• What is being asked:
Exactly as written, quote every line that follows, skipping the images.

(Rows from a dataset of charts and code)
◆ ◆ ◆

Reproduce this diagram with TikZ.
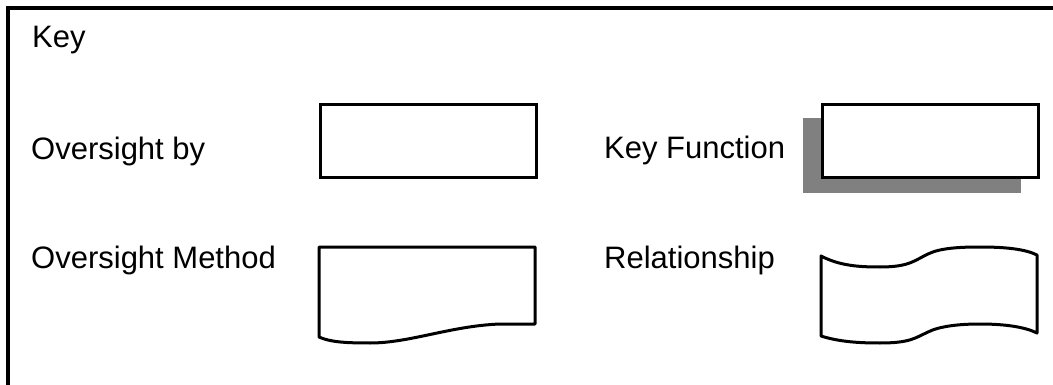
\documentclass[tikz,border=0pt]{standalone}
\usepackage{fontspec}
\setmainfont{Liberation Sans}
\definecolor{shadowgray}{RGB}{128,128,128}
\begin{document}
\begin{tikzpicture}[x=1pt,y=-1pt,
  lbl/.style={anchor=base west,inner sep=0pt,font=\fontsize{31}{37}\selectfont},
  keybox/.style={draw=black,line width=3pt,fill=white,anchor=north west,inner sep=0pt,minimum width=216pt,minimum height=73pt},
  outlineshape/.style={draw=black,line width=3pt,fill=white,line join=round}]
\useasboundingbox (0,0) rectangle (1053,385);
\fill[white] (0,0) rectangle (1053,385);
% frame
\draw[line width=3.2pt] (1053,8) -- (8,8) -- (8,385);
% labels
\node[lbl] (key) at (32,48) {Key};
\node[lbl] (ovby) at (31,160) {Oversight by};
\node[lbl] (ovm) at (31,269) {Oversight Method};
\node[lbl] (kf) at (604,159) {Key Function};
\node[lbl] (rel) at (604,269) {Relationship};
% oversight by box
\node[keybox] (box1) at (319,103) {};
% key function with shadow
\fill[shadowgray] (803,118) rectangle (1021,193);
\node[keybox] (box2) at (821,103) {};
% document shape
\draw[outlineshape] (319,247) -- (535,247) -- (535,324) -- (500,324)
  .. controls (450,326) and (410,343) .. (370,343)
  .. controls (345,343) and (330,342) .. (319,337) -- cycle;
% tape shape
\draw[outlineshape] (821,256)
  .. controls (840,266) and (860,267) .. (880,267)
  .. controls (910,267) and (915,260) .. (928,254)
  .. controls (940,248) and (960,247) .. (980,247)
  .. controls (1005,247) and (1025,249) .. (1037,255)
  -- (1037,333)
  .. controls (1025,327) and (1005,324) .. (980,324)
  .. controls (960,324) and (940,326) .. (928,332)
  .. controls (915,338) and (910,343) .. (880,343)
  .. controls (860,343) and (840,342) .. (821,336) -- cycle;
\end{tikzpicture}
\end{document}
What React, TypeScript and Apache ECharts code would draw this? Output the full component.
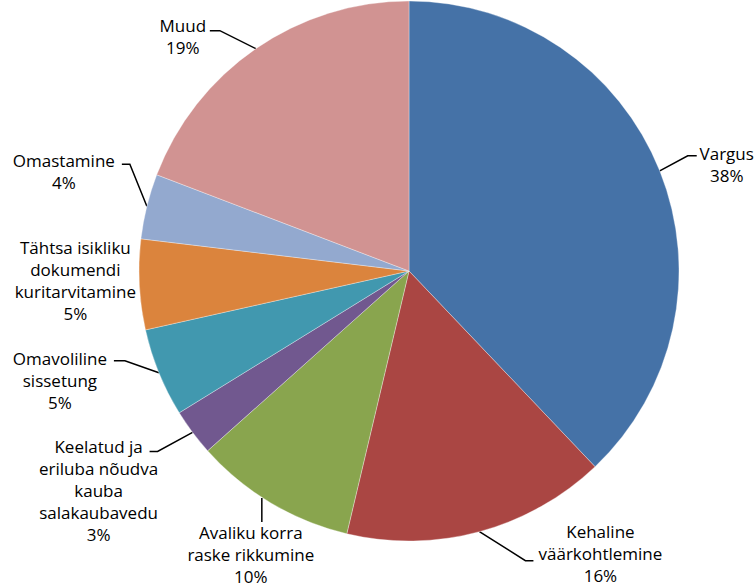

◆ ◆ ◆

• Response to this exercise:
Reproduce this diagram with TikZ.
\documentclass[tikz,border=0pt]{standalone}
\usepackage{fontspec}
\setmainfont{Liberation Sans}
\definecolor{shadowgray}{RGB}{128,128,128}
\begin{document}
\begin{tikzpicture}[x=1pt,y=-1pt,
  lbl/.style={anchor=base west,inner sep=0pt,font=\fontsize{31}{37}\selectfont},
  keybox/.style={draw=black,line width=3pt,fill=white,anchor=north west,inner sep=0pt,minimum width=216pt,minimum height=73pt},
  outlineshape/.style={draw=black,line width=3pt,fill=white,line join=round}]
\useasboundingbox (0,0) rectangle (1053,385);
\fill[white] (0,0) rectangle (1053,385);
% frame
\draw[line width=3.2pt] (1053,8) -- (8,8) -- (8,385);
% labels
\node[lbl] (key) at (32,48) {Key};
\node[lbl] (ovby) at (31,160) {Oversight by};
\node[lbl] (ovm) at (31,269) {Oversight Method};
\node[lbl] (kf) at (604,159) {Key Function};
\node[lbl] (rel) at (604,269) {Relationship};
% oversight by box
\node[keybox] (box1) at (319,103) {};
% key function with shadow
\fill[shadowgray] (803,118) rectangle (1021,193);
\node[keybox] (box2) at (821,103) {};
% document shape
\draw[outlineshape] (319,247) -- (535,247) -- (535,324) -- (500,324)
  .. controls (450,326) and (410,343) .. (370,343)
  .. controls (345,343) and (330,342) .. (319,337) -- cycle;
% tape shape
\draw[outlineshape] (821,256)
  .. controls (840,266) and (860,267) .. (880,267)
  .. controls (910,267) and (915,260) .. (928,254)
  .. controls (940,248) and (960,247) .. (980,247)
  .. controls (1005,247) and (1025,249) .. (1037,255)
  -- (1037,333)
  .. controls (1025,327) and (1005,324) .. (980,324)
  .. controls (960,324) and (940,326) .. (928,332)
  .. controls (915,338) and (910,343) .. (880,343)
  .. controls (860,343) and (840,342) .. (821,336) -- cycle;
\end{tikzpicture}
\end{document}
What React, TypeScript and Apache ECharts code would draw this? Output the full component.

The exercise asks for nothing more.